BRSR | Summary of Disclosures and Principles
Section A and B focusses on “quantitative data” while Section C focusses on “qualitative data”
Sections | Disclosures |
Section A: General information | Top 3 product details |
Plant/ office locations | |
Employee/ workmen details | |
Financials and Ownership | |
Section B: Policies | Policy and Management processes |
Governance, leadership and oversight | |
Stakeholder engagement | |
Communication | |
Section C (Principle # 1) | Complaints on bribery/ corruption |
Disclosure of interest by directors | |
Training/awareness programs on principles | |
Meeting with shareholders on responsible business conduct and sustainability | |
Transparency and disclosure details | |
Section C (Principle # 2) | R&D and Capital expenditure |
Input materials and their sourcing | |
Usage of recycled/reused inputs | |
Section C (Principle # 3) | Measures for the well-being of employee and workmen |
Payment of minimum wages and training to staff | |
Details of unions and assessment of child labor, sexual harassment, and likewise | |
Section C (Principle # 4) | Protection of stakeholders interest |
Section C (Principle # 5) | Protection of human rights (employees/ workmen/ differently-abled) |
Details of remuneration | |
Number of complaints | |
Section C (Principle # 6) | Air and liquid emission details |
Solid waste generation and management | |
Section C (Principle # 7) | Affiliation with associations/ industry chambers |
Details of energy and water consumption | |
Section C| (Principle # 8) | CSR beneficiaries |
Section C | (Principle # 9) | Details of products with a focus on value to consumers |
Source: – http://mca.gov.in/Ministry/pdf/BRR_11082020.pdf
ESG Reporting and Data Standards
- In 2020, OECD released its report on Sustainable and Resilient finance which states that over $30 trillion is attributable to ESG investing in recent years. Also, more than twenty-five percent of publicly listed companies around the world are now ESG measured and rated.

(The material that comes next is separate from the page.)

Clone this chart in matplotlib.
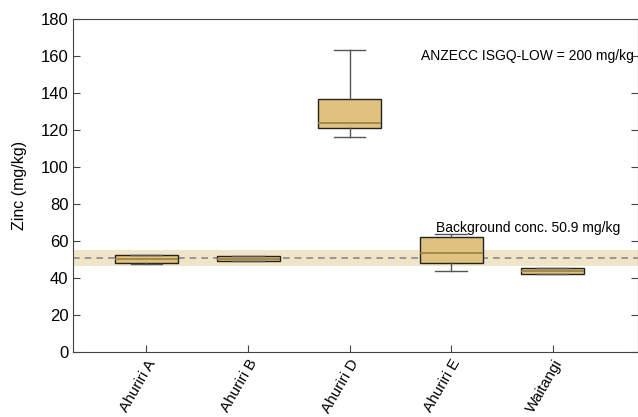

- Amidst the rush for ESG investing, Investors and regulators need better data on entities’ ESG performance to strategize ESG-based regulations and compliances.
- World-over, many regulators are yet to identify preferred data standards for reporting ESG data. Similarly in India where MCA/SEBI made ESG reporting as part of the MCA21 portal but did not specify if the data will be XBRL-ised.
- IASB has already initiated a discussion to establish IFRS-based ESG standards which will be made part of IFRS XBRL taxonomy, it’s inevitable that an equivalent update in IND-AS and in MCA XBRL Taxonomy will occur.
- It is ideal for SEBI/MCA to establish a data standard for ESG data reporting at the inception of ESG evolution in India. Data Standards like XBRL, iXBRL, SDMX have garnered immense importance in business reporting in recent years mainly due to the fact that they are open source, have globally accepted data structures, and have abundant software, human resources availability.
- In India, even with modern technologies in place ESG Data too is not devoid of;
- Lack of accounting standards – in the absence, the measure for ESG metrics will be interpretational-based.
- Lack of regulations – many of the required ESG data are still not recorded in business books to derive quality metrics due to lack of ESG regulations.
- Lack of technology – to record, store, report, analyze, publish, all are use cases for necessary software, hardware up-gradation required at entity and at regulatory levels.
In today’s time when climate crisis is felt by every individual on planet Earth, it’s of crucial importance to have a robust ESG-based book-keeping, publication, regulation, reporting, rating framework in place for every country, especially in India which is eying to be an economic superpower this decade.